Entry into Material Definitive Agreements.
Issuance of Series 2012-1 Notes
On January 25, 2012, GE Capital Credit Card Master Note Trust (the “Trust”) issued $750,000,000 of Series 2012-1 Class A Asset Backed Notes (the “Class A Notes”), $94,637,224 of Series 2012-1 Class B Asset Backed Notes (the “Class B Notes”) and $63,880,126 of Series 2012-1 Class C Asset Backed Notes (the “Class C Notes”), described in a Prospectus Supplement dated January 18, 2012 to a Prospectus dated January 17, 2012.
Use of Proceeds – Series 2012-1 Notes
The public offering of the Class A Notes and the Class B Notes was made under the registration statement (the “Registration Statement”) on Form S-3 (File No. 333-169151) filed with the Securities and Exchange Commission on September 2, 2010 (as amended by pre-effective amendment no. 1 on October 29, 2010 and pre-effective amendment no. 2 on November 22, 2010) and declared effective on December 3, 2010.
The public offering of the Class A Notes and the Class B Notes terminated on January 25, 2012 upon the sale of all of the Class A Notes. An affiliate of the depositor purchased all of the Class B Notes and Class C Notes. No underwriting discount was paid to the underwriters with respect to the Class B Notes and the Class C Notes purchased by such affiliate. The underwriters of the Class A Notes were Merrill Lynch, Pierce, Fenner & Smith Incorporated, RBS Securities Inc., J.P. Morgan Securities LLC, Mitsubishi UFJ Securities (USA), Inc., TD Securities (USA) LLC and Williams Capital Group, L.P.

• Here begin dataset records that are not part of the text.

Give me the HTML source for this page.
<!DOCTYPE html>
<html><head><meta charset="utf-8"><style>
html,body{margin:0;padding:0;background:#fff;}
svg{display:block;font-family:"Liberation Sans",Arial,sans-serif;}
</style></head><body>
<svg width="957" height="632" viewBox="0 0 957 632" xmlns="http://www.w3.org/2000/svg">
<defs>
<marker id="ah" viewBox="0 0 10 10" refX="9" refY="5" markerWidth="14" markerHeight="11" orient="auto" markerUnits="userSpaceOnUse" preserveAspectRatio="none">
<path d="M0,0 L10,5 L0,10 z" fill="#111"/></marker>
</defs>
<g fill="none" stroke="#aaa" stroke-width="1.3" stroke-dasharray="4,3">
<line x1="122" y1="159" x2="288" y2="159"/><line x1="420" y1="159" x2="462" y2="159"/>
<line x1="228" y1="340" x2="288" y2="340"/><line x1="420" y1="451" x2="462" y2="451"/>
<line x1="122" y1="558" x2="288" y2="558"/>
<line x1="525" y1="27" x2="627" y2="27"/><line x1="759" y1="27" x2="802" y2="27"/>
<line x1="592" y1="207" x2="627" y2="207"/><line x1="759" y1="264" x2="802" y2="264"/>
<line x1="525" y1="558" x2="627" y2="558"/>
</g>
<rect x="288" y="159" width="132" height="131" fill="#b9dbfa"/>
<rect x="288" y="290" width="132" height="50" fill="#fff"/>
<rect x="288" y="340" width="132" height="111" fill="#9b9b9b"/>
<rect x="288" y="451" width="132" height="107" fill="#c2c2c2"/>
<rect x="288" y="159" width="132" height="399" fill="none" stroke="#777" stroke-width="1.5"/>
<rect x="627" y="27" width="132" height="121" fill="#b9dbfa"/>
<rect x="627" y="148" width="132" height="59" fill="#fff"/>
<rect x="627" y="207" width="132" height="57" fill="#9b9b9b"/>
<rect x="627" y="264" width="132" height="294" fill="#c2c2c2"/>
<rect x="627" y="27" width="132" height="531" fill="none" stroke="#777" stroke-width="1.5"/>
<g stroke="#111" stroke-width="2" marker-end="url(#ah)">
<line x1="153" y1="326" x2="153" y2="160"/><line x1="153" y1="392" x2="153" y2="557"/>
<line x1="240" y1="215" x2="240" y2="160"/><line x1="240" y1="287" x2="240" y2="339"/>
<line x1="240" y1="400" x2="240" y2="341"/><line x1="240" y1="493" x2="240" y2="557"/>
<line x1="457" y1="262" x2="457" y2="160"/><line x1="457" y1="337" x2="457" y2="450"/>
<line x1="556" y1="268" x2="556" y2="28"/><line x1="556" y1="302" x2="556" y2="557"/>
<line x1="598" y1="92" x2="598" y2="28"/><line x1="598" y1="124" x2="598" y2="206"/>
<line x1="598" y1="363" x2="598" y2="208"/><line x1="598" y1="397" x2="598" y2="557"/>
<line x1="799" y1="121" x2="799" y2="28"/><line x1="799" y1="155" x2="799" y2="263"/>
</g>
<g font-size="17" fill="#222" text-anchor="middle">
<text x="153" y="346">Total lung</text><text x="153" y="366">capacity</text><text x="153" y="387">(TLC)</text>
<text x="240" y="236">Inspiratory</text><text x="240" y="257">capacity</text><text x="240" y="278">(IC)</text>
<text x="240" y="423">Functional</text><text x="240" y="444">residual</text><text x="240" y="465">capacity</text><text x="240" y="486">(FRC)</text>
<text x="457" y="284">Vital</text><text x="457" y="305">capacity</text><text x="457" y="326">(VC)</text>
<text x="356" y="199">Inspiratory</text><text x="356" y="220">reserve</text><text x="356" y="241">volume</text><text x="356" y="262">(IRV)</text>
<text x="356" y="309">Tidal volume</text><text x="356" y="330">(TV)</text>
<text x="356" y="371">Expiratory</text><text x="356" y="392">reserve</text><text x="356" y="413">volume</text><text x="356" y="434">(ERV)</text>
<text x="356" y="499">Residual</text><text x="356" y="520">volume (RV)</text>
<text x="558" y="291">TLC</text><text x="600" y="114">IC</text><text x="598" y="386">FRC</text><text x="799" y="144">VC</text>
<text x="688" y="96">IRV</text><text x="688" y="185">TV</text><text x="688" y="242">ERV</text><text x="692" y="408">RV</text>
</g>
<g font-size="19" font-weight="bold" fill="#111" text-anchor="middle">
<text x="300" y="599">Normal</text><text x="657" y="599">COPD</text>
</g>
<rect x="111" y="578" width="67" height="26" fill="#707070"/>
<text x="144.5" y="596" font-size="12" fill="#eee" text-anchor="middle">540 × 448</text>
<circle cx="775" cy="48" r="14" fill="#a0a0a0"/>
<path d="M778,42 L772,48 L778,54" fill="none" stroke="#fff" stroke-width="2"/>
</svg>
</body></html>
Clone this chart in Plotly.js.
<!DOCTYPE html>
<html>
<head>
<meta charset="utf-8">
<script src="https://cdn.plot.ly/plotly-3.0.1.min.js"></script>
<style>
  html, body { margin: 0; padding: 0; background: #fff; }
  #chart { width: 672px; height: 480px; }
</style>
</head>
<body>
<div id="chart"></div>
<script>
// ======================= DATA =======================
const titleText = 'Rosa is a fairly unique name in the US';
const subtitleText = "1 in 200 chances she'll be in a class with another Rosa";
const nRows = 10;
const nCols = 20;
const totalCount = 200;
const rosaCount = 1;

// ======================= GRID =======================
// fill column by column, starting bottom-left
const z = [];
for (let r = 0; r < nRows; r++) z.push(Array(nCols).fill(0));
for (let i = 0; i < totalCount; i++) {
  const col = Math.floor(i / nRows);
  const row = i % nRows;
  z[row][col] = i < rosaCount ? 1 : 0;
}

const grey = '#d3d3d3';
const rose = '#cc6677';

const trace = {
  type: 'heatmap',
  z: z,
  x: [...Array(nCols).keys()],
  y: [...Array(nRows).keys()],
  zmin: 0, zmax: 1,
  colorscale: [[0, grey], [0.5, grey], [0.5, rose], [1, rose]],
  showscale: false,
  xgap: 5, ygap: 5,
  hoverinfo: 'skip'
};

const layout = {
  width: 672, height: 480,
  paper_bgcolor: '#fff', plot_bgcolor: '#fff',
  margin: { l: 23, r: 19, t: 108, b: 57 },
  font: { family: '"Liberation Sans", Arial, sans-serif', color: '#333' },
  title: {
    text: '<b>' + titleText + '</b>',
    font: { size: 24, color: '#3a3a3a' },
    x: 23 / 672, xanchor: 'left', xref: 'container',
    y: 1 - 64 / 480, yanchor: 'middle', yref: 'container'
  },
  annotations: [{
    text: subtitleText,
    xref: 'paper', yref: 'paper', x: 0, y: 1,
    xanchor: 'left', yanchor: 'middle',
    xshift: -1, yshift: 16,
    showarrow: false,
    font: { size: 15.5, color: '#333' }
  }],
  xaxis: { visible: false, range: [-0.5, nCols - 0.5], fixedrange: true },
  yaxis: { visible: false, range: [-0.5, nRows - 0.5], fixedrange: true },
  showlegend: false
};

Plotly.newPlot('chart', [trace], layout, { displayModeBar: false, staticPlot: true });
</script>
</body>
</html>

During the period from the effective date of the Registration Statement through the current reporting period, the amount of expenses incurred in connection with the issuance and distribution of the Class A Notes with respect to underwriting commissions and discounts was $1,875,000 for the Class A Notes. After deducting the underwriting commissions and discounts described in the preceding sentence, the net offering proceeds to the Issuer before expenses for the Class A Notes are $748,063,800. Other expenses, including legal fees and other costs and expenses, are reasonably estimated to be $800,000 and net proceeds to the Issuer, after deduction of expenses, are reasonably estimated to be $747,263,800. With respect to the payment of these other expenses and costs, all direct or indirect payments were made to persons other than persons who are (a) directors or officers of the Issuer, or (b) owners of 10 percent or more of any class of securities of the Issuer.

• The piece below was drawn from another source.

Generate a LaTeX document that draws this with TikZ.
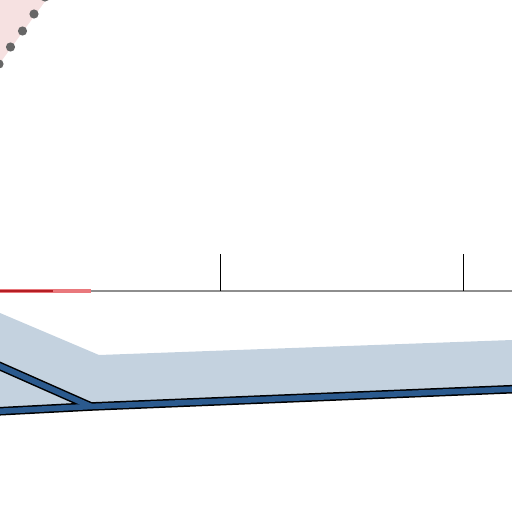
\documentclass[tikz,border=0pt]{standalone}
\usetikzlibrary{calc}
\definecolor{pinkfill}{HTML}{F6E1E1}
\definecolor{dotgray}{HTML}{666666}
\definecolor{bandfill}{HTML}{C4D2DF}
\definecolor{lineblue}{HTML}{2B5A8E}
\definecolor{axisgray}{HTML}{8E8E8E}
\definecolor{redlight}{HTML}{E9787C}
\definecolor{reddark}{HTML}{B41E24}
\tikzset{
  bluepath/.style={draw=black,line width=8.6pt,line join=miter},
  bluepathin/.style={draw=lineblue,line width=5.6pt,line join=miter},
  tick/.style={draw=black,line width=0.9pt},
  dotmark/.style={fill=dotgray},
}
\begin{document}
\begin{tikzpicture}[x=1pt,y=-1pt]
\useasboundingbox (0,0) rectangle (512,512);
\begin{scope}
\clip (0,0) rectangle (512,512);
% pink region
\fill[pinkfill] (0,0) -- (46,0) -- (0,63) -- cycle;
\foreach \p in {(45,-3),(34,14),(22.5,31),(10.5,47),(-1,64)}
  \fill[dotmark] \p circle (4.6pt);
% band
\fill[bandfill] (0,313) -- (99,355) -- (512,340) -- (512,389) -- (91,406) -- (0,411) -- cycle;
% axis
\draw[axisgray,line width=2.4pt] (0,291) -- (512,291);
\draw[redlight,line width=4pt] (0,291) -- (91,291);
\draw[reddark,line width=2pt] (0,291) -- (53,291);
\draw[tick] (220,254) -- (220,291);
\draw[tick] (463,254) -- (463,291);
% blue lines
\coordinate (j) at (91,406.5);
\draw[bluepath] (-5,364) -- (j);
\draw[bluepath] (-5,411.5) -- (j) -- (517,389);
\draw[bluepathin] (-5,364) -- (j);
\draw[bluepathin] (-5,411.5) -- (j) -- (517,389);
\end{scope}
\end{tikzpicture}
\end{document}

The net proceeds to RFS Holding, L.L.C., after deducting the underwriting commissions and discounts, and expenses above, were used to purchase credit card receivables from GE Capital Retail Bank ( the “Bank”), an affiliate of RFS Holding, L.L.C., and to repay intercompany indebtedness owed by RFS Holding, L.L.C. to RFS Holding, Inc., another affiliate, which indebtedness was incurred primarily to finance prior purchases of credit card receivables from the Bank. Except as provided in the previous sentence, none of the proceeds were used for payments to (a) any directors or officers of the Issuer or (b) owners of 10 percent or more of any class of securities of the Issuer.